DATA BLOCK:
╔══
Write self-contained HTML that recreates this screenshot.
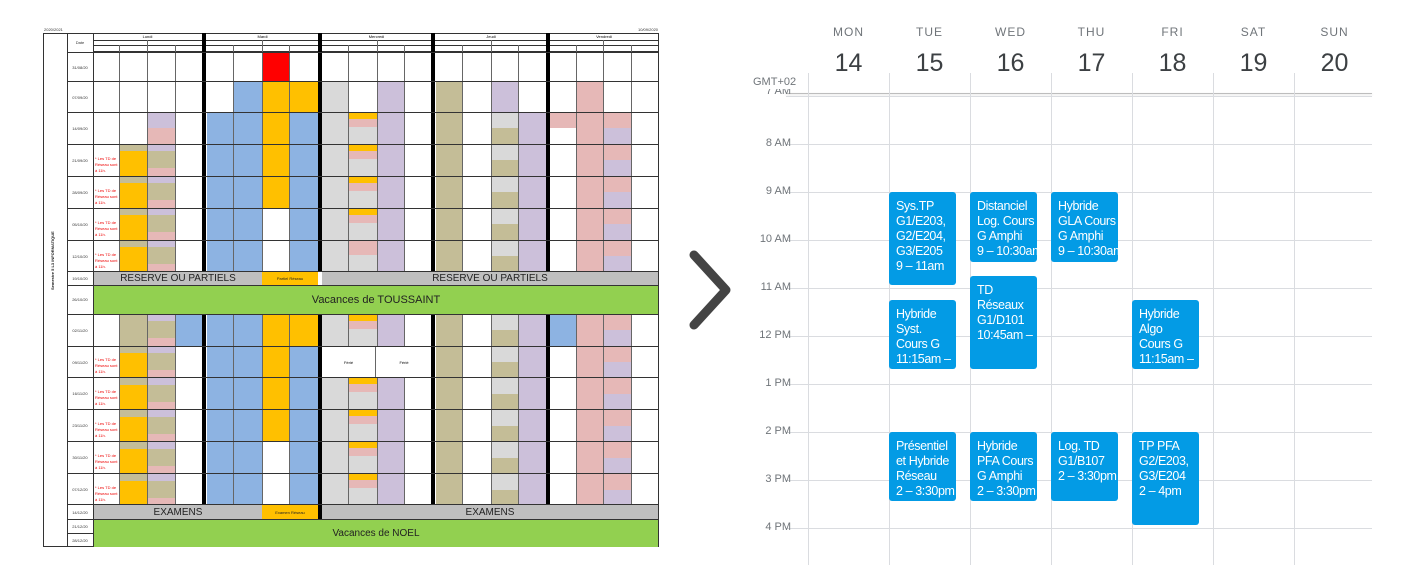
<!DOCTYPE html>
<html><head><meta charset="utf-8">
<style>
*{margin:0;padding:0;box-sizing:border-box}
body{width:1409px;height:582px;background:#fff;position:relative;overflow:hidden;font-family:"Liberation Sans",sans-serif}
.a{position:absolute}
.b{background:#8db3e2}.o{background:#ffc000}.g{background:#d9d9d9}.t{background:#c4bd97}.p{background:#ccc0da}.k{background:#e6b8b7}.r{background:#ff0000}
.lo{background:repeating-linear-gradient(to bottom,#c4bd97 0 7px,#ffc000 7px 32px)}
.lt{background:repeating-linear-gradient(to bottom,#ccc0da 0 7px,#c4bd97 7px 24px,#e6b8b7 24px 32px)}
.wg{background:repeating-linear-gradient(to bottom,#ffc000 0 7px,#e6b8b7 7px 15px,#d9d9d9 15px 32px)}
.jh{background:repeating-linear-gradient(to bottom,#d9d9d9 0 16px,#c4bd97 16px 32px)}
.vh{background:repeating-linear-gradient(to bottom,#e6b8b7 0 16px,#ccc0da 16px 32px)}
.vl{position:absolute;width:1px;background:#666}
.bk{position:absolute;width:4px;background:#000}
.hl{position:absolute;height:1px;background:#333;left:67px;width:592px}
.d{position:absolute;left:67px;width:26px;font-size:4px;text-align:center;color:#333}
.red{position:absolute;left:95px;width:24px;font-size:4px;color:#e00;line-height:6px}
.big{position:absolute;display:flex;align-items:center;justify-content:center;color:#222}
.dn{position:absolute;top:25px;width:81px;text-align:center;font-size:12px;color:#70757a;letter-spacing:1px}
.dd{position:absolute;top:49px;width:81px;text-align:center;font-size:25px;color:#3c4043}
.hr{position:absolute;left:786px;width:586px;height:1px;background:#dadce0}
.vc{position:absolute;top:73px;height:492px;width:1px;background:#dadce0}
.tl{position:absolute;left:740px;width:51px;text-align:right;font-size:11px;color:#70757a}
.ev{position:absolute;background:#039be5;color:#fff;border-radius:3px;font-size:12.5px;letter-spacing:-0.4px;line-height:15px;padding:7px 0 0 7px;overflow:hidden;white-space:nowrap;width:67px}
</style></head><body>

<div class="a" style="left:44px;top:27px;font-size:4px;color:#333">2020/2021</div>
<div class="a" style="left:638px;top:27px;font-size:4px;color:#333">10/09/2020</div>
<div class="a" style="left:43px;top:33px;width:616px;height:514px;border:1px solid #333"></div>
<div class="a" style="left:67px;top:33px;width:1px;height:514px;background:#333"></div>
<div class="a" style="left:50px;top:290px;font-size:4px;transform:rotate(-90deg);transform-origin:left top;white-space:nowrap;color:#222;font-weight:bold">Semestre 5 L3 INFORMATIQUE</div>
<div class="d" style="top:40px">Date</div>
<div class="a" style="left:93px;top:33px;width:566px;height:19px;border-bottom:1px solid #333"></div>
<div class="a" style="left:93px;top:40px;width:566px;height:1px;background:#333"></div>
<div class="a" style="left:93px;top:45px;width:566px;height:1px;background:#333"></div>
<div class="a" style="left:93px;top:34px;width:109px;text-align:center;font-size:4px">Lundi</div>
<div class="a" style="left:207px;top:34px;width:111px;text-align:center;font-size:4px">Mardi</div>
<div class="a" style="left:322px;top:34px;width:109px;text-align:center;font-size:4px">Mercredi</div>
<div class="a" style="left:436px;top:34px;width:110px;text-align:center;font-size:4px">Jeudi</div>
<div class="a" style="left:550px;top:34px;width:108px;text-align:center;font-size:4px">Vendredi</div>

<div class="a lo" style="left:119px;top:144px;width:28px;height:127px"></div>
<div class="a p" style="left:147px;top:112px;width:28px;height:16px"></div>
<div class="a k" style="left:147px;top:128px;width:28px;height:16px"></div>
<div class="a lt" style="left:147px;top:144px;width:28px;height:127px"></div>
<div class="a b" style="left:207px;top:112px;width:26px;height:159px"></div>
<div class="a b" style="left:233px;top:81px;width:29px;height:190px"></div>
<div class="a r" style="left:262px;top:52px;width:27px;height:29px"></div>
<div class="a o" style="left:262px;top:81px;width:27px;height:127px"></div>
<div class="a o" style="left:289px;top:81px;width:29px;height:31px"></div>
<div class="a b" style="left:289px;top:112px;width:29px;height:159px"></div>
<div class="a g" style="left:322px;top:81px;width:26px;height:190px"></div>
<div class="a wg" style="left:348px;top:112px;width:29px;height:128px"></div>
<div class="a k" style="left:348px;top:240px;width:29px;height:15px"></div>
<div class="a g" style="left:348px;top:255px;width:29px;height:16px"></div>
<div class="a p" style="left:377px;top:81px;width:27px;height:190px"></div>
<div class="a t" style="left:436px;top:81px;width:26px;height:190px"></div>
<div class="a p" style="left:491px;top:81px;width:27px;height:31px"></div>
<div class="a jh" style="left:491px;top:112px;width:27px;height:159px"></div>
<div class="a p" style="left:518px;top:112px;width:28px;height:159px"></div>
<div class="a k" style="left:550px;top:112px;width:26px;height:16px"></div>
<div class="a k" style="left:576px;top:81px;width:27px;height:190px"></div>
<div class="a vh" style="left:603px;top:112px;width:28px;height:159px"></div>

<div class="a t" style="left:119px;top:314px;width:28px;height:32px"></div>
<div class="a lo" style="left:119px;top:346px;width:28px;height:158px"></div>
<div class="a lt" style="left:147px;top:314px;width:28px;height:190px"></div>
<div class="a b" style="left:175px;top:314px;width:27px;height:32px"></div>
<div class="a b" style="left:207px;top:314px;width:26px;height:190px"></div>
<div class="a b" style="left:233px;top:314px;width:29px;height:190px"></div>
<div class="a o" style="left:262px;top:314px;width:27px;height:127px"></div>
<div class="a o" style="left:289px;top:314px;width:29px;height:32px"></div>
<div class="a b" style="left:289px;top:346px;width:29px;height:158px"></div>
<div class="a g" style="left:322px;top:314px;width:26px;height:32px"></div>
<div class="a g" style="left:322px;top:377px;width:26px;height:127px"></div>
<div class="a wg" style="left:348px;top:314px;width:29px;height:32px"></div>
<div class="a wg" style="left:348px;top:377px;width:29px;height:127px"></div>
<div class="a p" style="left:377px;top:314px;width:27px;height:32px"></div>
<div class="a p" style="left:377px;top:377px;width:27px;height:127px"></div>
<div class="a t" style="left:436px;top:314px;width:26px;height:190px"></div>
<div class="a jh" style="left:491px;top:314px;width:27px;height:190px"></div>
<div class="a p" style="left:518px;top:314px;width:28px;height:190px"></div>
<div class="a b" style="left:550px;top:314px;width:26px;height:32px"></div>
<div class="a k" style="left:576px;top:314px;width:27px;height:190px"></div>
<div class="a vh" style="left:603px;top:314px;width:28px;height:190px"></div>

<div class="vl" style="left:93px;top:33px;height:514px;background:#333"></div>
<div class="vl" style="left:119px;top:45px;height:459px"></div>
<div class="vl" style="left:147px;top:40px;height:464px"></div>
<div class="vl" style="left:175px;top:45px;height:459px"></div>
<div class="vl" style="left:233px;top:45px;height:459px"></div>
<div class="vl" style="left:262px;top:40px;height:464px"></div>
<div class="vl" style="left:289px;top:45px;height:459px"></div>
<div class="vl" style="left:348px;top:45px;height:459px"></div>
<div class="vl" style="left:377px;top:40px;height:464px"></div>
<div class="vl" style="left:404px;top:45px;height:459px"></div>
<div class="vl" style="left:462px;top:45px;height:459px"></div>
<div class="vl" style="left:491px;top:40px;height:464px"></div>
<div class="vl" style="left:518px;top:45px;height:459px"></div>
<div class="vl" style="left:576px;top:45px;height:459px"></div>
<div class="vl" style="left:603px;top:40px;height:464px"></div>
<div class="vl" style="left:631px;top:45px;height:459px"></div>
<div class="bk" style="left:202px;top:33px;height:238px"></div>
<div class="bk" style="left:318px;top:33px;height:238px"></div>
<div class="bk" style="left:431px;top:33px;height:238px"></div>
<div class="bk" style="left:546px;top:33px;height:238px"></div>
<div class="bk" style="left:202px;top:314px;height:190px"></div>
<div class="bk" style="left:318px;top:314px;height:205px"></div>
<div class="bk" style="left:431px;top:314px;height:190px"></div>
<div class="bk" style="left:546px;top:314px;height:190px"></div>

<div class="a" style="left:322px;top:347px;width:54px;height:30px;background:#fff;border-right:1px solid #666;font-size:4px;display:flex;align-items:center;justify-content:center">Férié</div>
<div class="a" style="left:377px;top:347px;width:54px;height:30px;background:#fff;font-size:4px;display:flex;align-items:center;justify-content:center">Férié</div>

<div class="hl" style="top:52px"></div><div class="hl" style="top:81px"></div><div class="hl" style="top:112px"></div>
<div class="hl" style="top:144px"></div><div class="hl" style="top:176px"></div><div class="hl" style="top:208px"></div>
<div class="hl" style="top:240px"></div><div class="hl" style="top:271px"></div><div class="hl" style="top:285px"></div>
<div class="hl" style="top:314px"></div><div class="hl" style="top:346px"></div><div class="hl" style="top:377px"></div>
<div class="hl" style="top:409px"></div><div class="hl" style="top:441px"></div><div class="hl" style="top:473px"></div>
<div class="hl" style="top:504px"></div><div class="hl" style="top:519px"></div><div class="hl" style="top:533px;width:26px"></div>

<div class="big" style="left:94px;top:272px;width:168px;height:13px;background:#bfbfbf;font-size:10px">RESERVE OU PARTIELS</div>
<div class="big" style="left:262px;top:272px;width:56px;height:13px;background:#ffc000;font-size:4px">Partiel Réseau</div>
<div class="big" style="left:322px;top:272px;width:336px;height:13px;background:#bfbfbf;font-size:10px">RESERVE OU PARTIELS</div>
<div class="big" style="left:94px;top:286px;width:564px;height:28px;background:#92d050;font-size:11px">Vacances de TOUSSAINT</div>
<div class="big" style="left:94px;top:505px;width:168px;height:14px;background:#bfbfbf;font-size:10px">EXAMENS</div>
<div class="big" style="left:262px;top:505px;width:56px;height:14px;background:#ffc000;font-size:4px">Examen Réseau</div>
<div class="big" style="left:322px;top:505px;width:336px;height:14px;background:#bfbfbf;font-size:10px">EXAMENS</div>
<div class="big" style="left:94px;top:520px;width:564px;height:27px;background:#92d050;font-size:10px">Vacances de NOEL</div>

<div class="d" style="top:65px">31/08/20</div><div class="d" style="top:95px">07/09/20</div>
<div class="d" style="top:126px">14/09/20</div><div class="d" style="top:158px">21/09/20</div>
<div class="d" style="top:190px">28/09/20</div><div class="d" style="top:222px">05/10/20</div>
<div class="d" style="top:254px">12/10/20</div><div class="d" style="top:276px">19/10/20</div>
<div class="d" style="top:297px">26/10/20</div><div class="d" style="top:328px">02/11/20</div>
<div class="d" style="top:360px">09/11/20</div><div class="d" style="top:391px">16/11/20</div>
<div class="d" style="top:423px">23/11/20</div><div class="d" style="top:455px">30/11/20</div>
<div class="d" style="top:487px">07/12/20</div><div class="d" style="top:510px">14/12/20</div>
<div class="d" style="top:524px">21/12/20</div><div class="d" style="top:538px">28/12/20</div>

<div class="red" style="top:156px">* Les TD de Réseau sont à 11h.</div>
<div class="red" style="top:188px">* Les TD de Réseau sont à 11h.</div>
<div class="red" style="top:220px">* Les TD de Réseau sont à 11h.</div>
<div class="red" style="top:252px">* Les TD de Réseau sont à 11h.</div>
<div class="red" style="top:357px">* Les TD de Réseau sont à 11h.</div>
<div class="red" style="top:389px">* Les TD de Réseau sont à 11h.</div>
<div class="red" style="top:421px">* Les TD de Réseau sont à 11h.</div>
<div class="red" style="top:453px">* Les TD de Réseau sont à 11h.</div>
<div class="red" style="top:485px">* Les TD de Réseau sont à 11h.</div>

<svg class="a" style="left:680px;top:245px" width="60" height="90"><polyline points="14,10 46,45 14,80" fill="none" stroke="#444" stroke-width="9" stroke-linecap="round" stroke-linejoin="round"/></svg>

<div>
<div class="dn" style="left:808px">MON</div><div class="dn" style="left:889px">TUE</div><div class="dn" style="left:970px">WED</div>
<div class="dn" style="left:1051px">THU</div><div class="dn" style="left:1132px">FRI</div><div class="dn" style="left:1213px">SAT</div><div class="dn" style="left:1294px">SUN</div>
<div class="dd" style="left:808px">14</div><div class="dd" style="left:889px">15</div><div class="dd" style="left:970px">16</div>
<div class="dd" style="left:1051px">17</div><div class="dd" style="left:1132px">18</div><div class="dd" style="left:1213px">19</div><div class="dd" style="left:1294px">20</div>
<div class="a" style="left:753px;top:76px;font-size:11px;color:#70757a">GMT+02</div>
<div class="a" style="left:786px;top:93px;width:586px;height:1px;background:#bdbdbd;box-shadow:0 1px 2px rgba(0,0,0,.15)"></div>
<div class="vc" style="left:808px"></div><div class="vc" style="left:889px"></div><div class="vc" style="left:970px"></div>
<div class="vc" style="left:1051px"></div><div class="vc" style="left:1132px"></div><div class="vc" style="left:1213px"></div><div class="vc" style="left:1294px"></div>
<div class="hr" style="top:96px"></div><div class="hr" style="top:144px"></div><div class="hr" style="top:192px"></div>
<div class="hr" style="top:240px"></div><div class="hr" style="top:288px"></div><div class="hr" style="top:336px"></div>
<div class="hr" style="top:384px"></div><div class="hr" style="top:432px"></div><div class="hr" style="top:480px"></div><div class="hr" style="top:528px"></div>
<div class="tl" style="top:89px;height:7px;overflow:hidden;line-height:4px">7 AM</div>
<div class="tl" style="top:137px">8 AM</div><div class="tl" style="top:185px">9 AM</div><div class="tl" style="top:233px">10 AM</div>
<div class="tl" style="top:281px">11 AM</div><div class="tl" style="top:329px">12 PM</div><div class="tl" style="top:377px">1 PM</div>
<div class="tl" style="top:425px">2 PM</div><div class="tl" style="top:473px">3 PM</div><div class="tl" style="top:521px">4 PM</div>

<div class="ev" style="left:889px;top:192px;height:93px">Sys.TP<br>G1/E203,<br>G2/E204,<br>G3/E205<br>9 – 11am</div>
<div class="ev" style="left:970px;top:192px;height:70px">Distanciel<br>Log. Cours<br>G Amphi<br>9 – 10:30am</div>
<div class="ev" style="left:1051px;top:192px;height:70px">Hybride<br>GLA Cours<br>G Amphi<br>9 – 10:30am</div>
<div class="ev" style="left:970px;top:276px;height:93px">TD<br>Réseaux<br>G1/D101<br>10:45am –</div>
<div class="ev" style="left:889px;top:300px;height:69px">Hybride<br>Syst.<br>Cours G<br>11:15am –</div>
<div class="ev" style="left:1132px;top:300px;height:69px">Hybride<br>Algo<br>Cours G<br>11:15am –</div>
<div class="ev" style="left:889px;top:432px;height:69px">Présentiel<br>et Hybride<br>Réseau<br>2 – 3:30pm</div>
<div class="ev" style="left:970px;top:432px;height:69px">Hybride<br>PFA Cours<br>G Amphi<br>2 – 3:30pm</div>
<div class="ev" style="left:1051px;top:432px;height:69px">Log. TD<br>G1/B107<br>2 – 3:30pm</div>
<div class="ev" style="left:1132px;top:432px;height:93px">TP PFA<br>G2/E203,<br>G3/E204<br>2 – 4pm</div>
</div>
</body></html>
╚══
TASK REQUIREMENTS: Your task is to restate word for word the lines from the top of the data to the line containing "</style></head><body>", both ends included, with every picture left out.

EXPECTED ANSWER:
Write self-contained HTML that recreates this screenshot.
<!DOCTYPE html>
<html><head><meta charset="utf-8">
<style>
*{margin:0;padding:0;box-sizing:border-box}
body{width:1409px;height:582px;background:#fff;position:relative;overflow:hidden;font-family:"Liberation Sans",sans-serif}
.a{position:absolute}
.b{background:#8db3e2}.o{background:#ffc000}.g{background:#d9d9d9}.t{background:#c4bd97}.p{background:#ccc0da}.k{background:#e6b8b7}.r{background:#ff0000}
.lo{background:repeating-linear-gradient(to bottom,#c4bd97 0 7px,#ffc000 7px 32px)}
.lt{background:repeating-linear-gradient(to bottom,#ccc0da 0 7px,#c4bd97 7px 24px,#e6b8b7 24px 32px)}
.wg{background:repeating-linear-gradient(to bottom,#ffc000 0 7px,#e6b8b7 7px 15px,#d9d9d9 15px 32px)}
.jh{background:repeating-linear-gradient(to bottom,#d9d9d9 0 16px,#c4bd97 16px 32px)}
.vh{background:repeating-linear-gradient(to bottom,#e6b8b7 0 16px,#ccc0da 16px 32px)}
.vl{position:absolute;width:1px;background:#666}
.bk{position:absolute;width:4px;background:#000}
.hl{position:absolute;height:1px;background:#333;left:67px;width:592px}
.d{position:absolute;left:67px;width:26px;font-size:4px;text-align:center;color:#333}
.red{position:absolute;left:95px;width:24px;font-size:4px;color:#e00;line-height:6px}
.big{position:absolute;display:flex;align-items:center;justify-content:center;color:#222}
.dn{position:absolute;top:25px;width:81px;text-align:center;font-size:12px;color:#70757a;letter-spacing:1px}
.dd{position:absolute;top:49px;width:81px;text-align:center;font-size:25px;color:#3c4043}
.hr{position:absolute;left:786px;width:586px;height:1px;background:#dadce0}
.vc{position:absolute;top:73px;height:492px;width:1px;background:#dadce0}
.tl{position:absolute;left:740px;width:51px;text-align:right;font-size:11px;color:#70757a}
.ev{position:absolute;background:#039be5;color:#fff;border-radius:3px;font-size:12.5px;letter-spacing:-0.4px;line-height:15px;padding:7px 0 0 7px;overflow:hidden;white-space:nowrap;width:67px}
</style></head><body>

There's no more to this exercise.